:: EXERCISE REQUIREMENTS ::
Retype each line exactly. Skip images.

:: GIVEN DATA ::
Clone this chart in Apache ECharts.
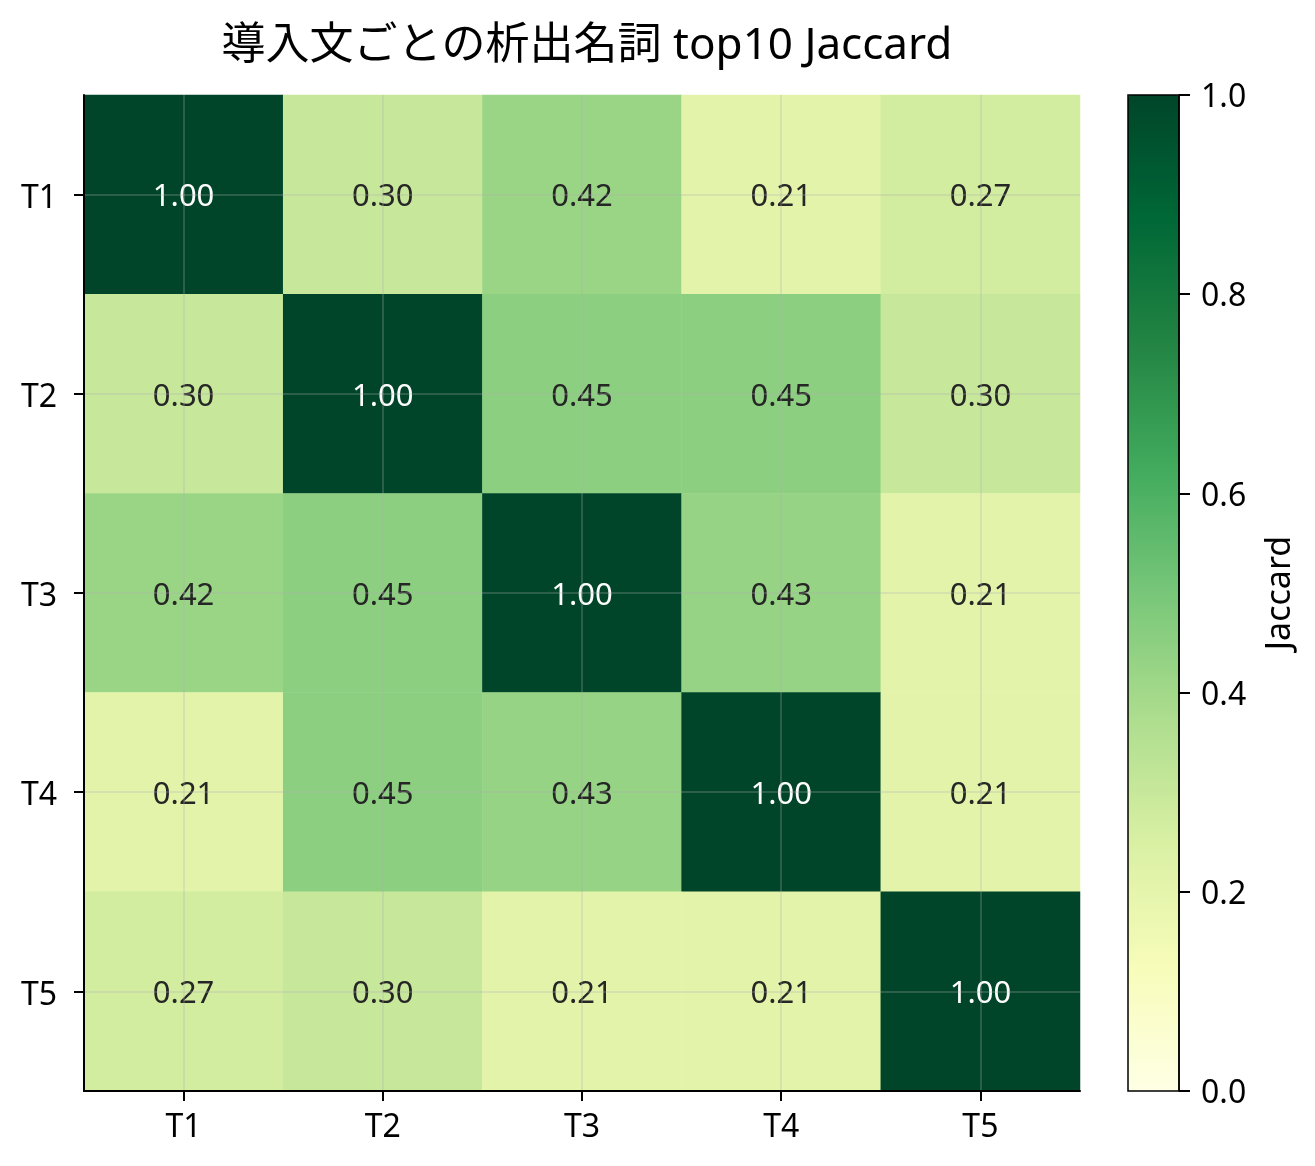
<!DOCTYPE html>
<html>
<head>
<meta charset="utf-8">
<script src="https://cdn.jsdelivr.net/npm/echarts@6/dist/echarts.min.js"></script>
<style>
html,body{margin:0;padding:0;background:#fff;}
#chart{width:1315px;height:1166px;}
</style>
</head>
<body>
<div id="chart"></div>
<script>
var titleText = '導入文ごとの析出名詞 top10 Jaccard';
var xCategories = ['T1', 'T2', 'T3', 'T4', 'T5'];
var yCategories = ['T1', 'T2', 'T3', 'T4', 'T5'];
var row1 = [1.00, 0.30, 0.42, 0.21, 0.27];
var row2 = [0.30, 1.00, 0.45, 0.45, 0.30];
var row3 = [0.42, 0.45, 1.00, 0.43, 0.21];
var row4 = [0.21, 0.45, 0.43, 1.00, 0.21];
var row5 = [0.27, 0.30, 0.21, 0.21, 1.00];
var colorbarTicks = [0, 0.2, 0.4, 0.6, 0.8, 1.0];
var colorbarLabel = 'Jaccard';
var ylgn = ['#ffffe5', '#f7fcb9', '#d9f0a3', '#addd8e', '#78c679', '#41ab5d', '#238443', '#006837', '#004529'];

var rows = [row1, row2, row3, row4, row5];
var data = [];
rows.forEach(function (r, yi) {
  r.forEach(function (v, xi) {
    data.push({
      value: [xi, yi, v],
      label: { color: v > 0.6 ? '#ffffff' : '#262626' }
    });
  });
});

var FONT = '"Noto Sans", "Noto Sans CJK JP", sans-serif';
var chart = echarts.init(document.getElementById('chart'));
chart.setOption({
  animation: false,
  backgroundColor: '#ffffff',
  title: {
    text: titleText,
    left: 582,
    top: 19,
    textAlign: 'center',
    textStyle: { fontFamily: FONT, fontSize: 44, fontWeight: 'normal', color: '#000' }
  },
  grid: [
    { left: 84, top: 95, width: 996, height: 996, containLabel: false },
    { left: 1128, top: 95, width: 51, height: 996, show: true, backgroundColor: 'transparent', borderColor: '#000', borderWidth: 1.5, z: 6 }
  ],
  xAxis: [
    {
      type: 'category', gridIndex: 0, data: xCategories, z: 3,
      axisLine: { show: true, lineStyle: { color: '#000', width: 2 } },
      axisTick: { show: true, alignWithLabel: true, length: 10, lineStyle: { color: '#000', width: 2 } },
      axisLabel: { fontFamily: FONT, fontSize: 32, color: '#000', margin: 21 },
      splitLine: { show: true, alignWithLabel: true, lineStyle: { color: 'rgba(176,176,176,0.35)', width: 1.5 } }
    },
    { type: 'value', gridIndex: 1, show: false, min: 0, max: 1 }
  ],
  yAxis: [
    {
      type: 'category', gridIndex: 0, data: yCategories, inverse: true, z: 3,
      axisLine: { show: true, lineStyle: { color: '#000', width: 2 } },
      axisTick: { show: true, alignWithLabel: true, length: 10, lineStyle: { color: '#000', width: 2 } },
      axisLabel: {
        fontFamily: FONT, fontSize: 32, color: '#000', margin: 27,
        formatter: function (v) { return '{a|' + v + '}'; },
        rich: { a: { fontFamily: FONT, fontSize: 32, color: '#000', padding: [8, 0, 0, 0] } }
      },
      splitLine: { show: true, alignWithLabel: true, lineStyle: { color: 'rgba(176,176,176,0.35)', width: 1.5 } }
    },
    {
      type: 'value', gridIndex: 1, position: 'right', min: colorbarTicks[0], max: colorbarTicks[colorbarTicks.length - 1], interval: 0.2, z: 7,
      name: colorbarLabel, nameLocation: 'middle', nameRotate: 90, nameGap: 84,
      nameTextStyle: { fontFamily: FONT, fontSize: 34, color: '#000' },
      axisLine: { show: true, onZero: false, lineStyle: { color: '#000', width: 1.5 } },
      axisTick: { show: true, inside: false, length: 11, lineStyle: { color: '#000', width: 2 } },
      axisLabel: {
        fontFamily: FONT, fontSize: 32, color: '#000', margin: 22,
        formatter: function (v) { return '{a|' + v.toFixed(1) + '}'; },
        rich: { a: { fontFamily: FONT, fontSize: 32, color: '#000', padding: [6, 0, 0, 0] } }
      },
      splitLine: { show: false }
    }
  ],
  visualMap: {
    type: 'continuous',
    seriesIndex: 0,
    min: 0, max: 1,
    orient: 'vertical',
    left: 1128, top: 95,
    itemWidth: 51, itemHeight: 996,
    padding: 0,
    calculable: false,
    hoverLink: false,
    z: 1,
    inRange: { color: ylgn }
  },
  series: [{
    type: 'heatmap',
    xAxisIndex: 0, yAxisIndex: 0,
    data: data,
    label: {
      show: true,
      fontFamily: FONT, fontSize: 31,
      offset: [0, 3],
      formatter: function (p) { return p.value[2].toFixed(2); }
    },
    emphasis: { disabled: true }
  }]
});
</script>
</body>
</html>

:: THE RESULT ::
Clone this chart in Apache ECharts.
<!DOCTYPE html>
<html>
<head>
<meta charset="utf-8">
<script src="https://cdn.jsdelivr.net/npm/echarts@6/dist/echarts.min.js"></script>
<style>
html,body{margin:0;padding:0;background:#fff;}
#chart{width:1315px;height:1166px;}
</style>
</head>
<body>
<div id="chart"></div>
<script>
var titleText = '導入文ごとの析出名詞 top10 Jaccard';
var xCategories = ['T1', 'T2', 'T3', 'T4', 'T5'];
var yCategories = ['T1', 'T2', 'T3', 'T4', 'T5'];
var row1 = [1.00, 0.30, 0.42, 0.21, 0.27];
var row2 = [0.30, 1.00, 0.45, 0.45, 0.30];
var row3 = [0.42, 0.45, 1.00, 0.43, 0.21];
var row4 = [0.21, 0.45, 0.43, 1.00, 0.21];
var row5 = [0.27, 0.30, 0.21, 0.21, 1.00];
var colorbarTicks = [0, 0.2, 0.4, 0.6, 0.8, 1.0];
var colorbarLabel = 'Jaccard';
var ylgn = ['#ffffe5', '#f7fcb9', '#d9f0a3', '#addd8e', '#78c679', '#41ab5d', '#238443', '#006837', '#004529'];

var rows = [row1, row2, row3, row4, row5];
var data = [];
rows.forEach(function (r, yi) {
  r.forEach(function (v, xi) {
    data.push({
      value: [xi, yi, v],
      label: { color: v > 0.6 ? '#ffffff' : '#262626' }
    });
  });
});

var FONT = '"Noto Sans", "Noto Sans CJK JP", sans-serif';
var chart = echarts.init(document.getElementById('chart'));
chart.setOption({
  animation: false,
  backgroundColor: '#ffffff',
  title: {
    text: titleText,
    left: 582,
    top: 19,
    textAlign: 'center',
    textStyle: { fontFamily: FONT, fontSize: 44, fontWeight: 'normal', color: '#000' }
  },
  grid: [
    { left: 84, top: 95, width: 996, height: 996, containLabel: false },
    { left: 1128, top: 95, width: 51, height: 996, show: true, backgroundColor: 'transparent', borderColor: '#000', borderWidth: 1.5, z: 6 }
  ],
  xAxis: [
    {
      type: 'category', gridIndex: 0, data: xCategories, z: 3,
      axisLine: { show: true, lineStyle: { color: '#000', width: 2 } },
      axisTick: { show: true, alignWithLabel: true, length: 10, lineStyle: { color: '#000', width: 2 } },
      axisLabel: { fontFamily: FONT, fontSize: 32, color: '#000', margin: 21 },
      splitLine: { show: true, alignWithLabel: true, lineStyle: { color: 'rgba(176,176,176,0.35)', width: 1.5 } }
    },
    { type: 'value', gridIndex: 1, show: false, min: 0, max: 1 }
  ],
  yAxis: [
    {
      type: 'category', gridIndex: 0, data: yCategories, inverse: true, z: 3,
      axisLine: { show: true, lineStyle: { color: '#000', width: 2 } },
      axisTick: { show: true, alignWithLabel: true, length: 10, lineStyle: { color: '#000', width: 2 } },
      axisLabel: {
        fontFamily: FONT, fontSize: 32, color: '#000', margin: 27,
        formatter: function (v) { return '{a|' + v + '}'; },
        rich: { a: { fontFamily: FONT, fontSize: 32, color: '#000', padding: [8, 0, 0, 0] } }
      },
      splitLine: { show: true, alignWithLabel: true, lineStyle: { color: 'rgba(176,176,176,0.35)', width: 1.5 } }
    },
    {
      type: 'value', gridIndex: 1, position: 'right', min: colorbarTicks[0], max: colorbarTicks[colorbarTicks.length - 1], interval: 0.2, z: 7,
      name: colorbarLabel, nameLocation: 'middle', nameRotate: 90, nameGap: 84,
      nameTextStyle: { fontFamily: FONT, fontSize: 34, color: '#000' },
      axisLine: { show: true, onZero: false, lineStyle: { color: '#000', width: 1.5 } },
      axisTick: { show: true, inside: false, length: 11, lineStyle: { color: '#000', width: 2 } },
      axisLabel: {
        fontFamily: FONT, fontSize: 32, color: '#000', margin: 22,
        formatter: function (v) { return '{a|' + v.toFixed(1) + '}'; },
        rich: { a: { fontFamily: FONT, fontSize: 32, color: '#000', padding: [6, 0, 0, 0] } }
      },
      splitLine: { show: false }
    }
  ],
  visualMap: {
    type: 'continuous',
    seriesIndex: 0,
    min: 0, max: 1,
    orient: 'vertical',
    left: 1128, top: 95,
    itemWidth: 51, itemHeight: 996,
    padding: 0,
    calculable: false,
    hoverLink: false,
    z: 1,
    inRange: { color: ylgn }
  },
  series: [{
    type: 'heatmap',
    xAxisIndex: 0, yAxisIndex: 0,
    data: data,
    label: {
      show: true,
      fontFamily: FONT, fontSize: 31,
      offset: [0, 3],
      formatter: function (p) { return p.value[2].toFixed(2); }
    },
    emphasis: { disabled: true }
  }]
});
</script>
</body>
</html>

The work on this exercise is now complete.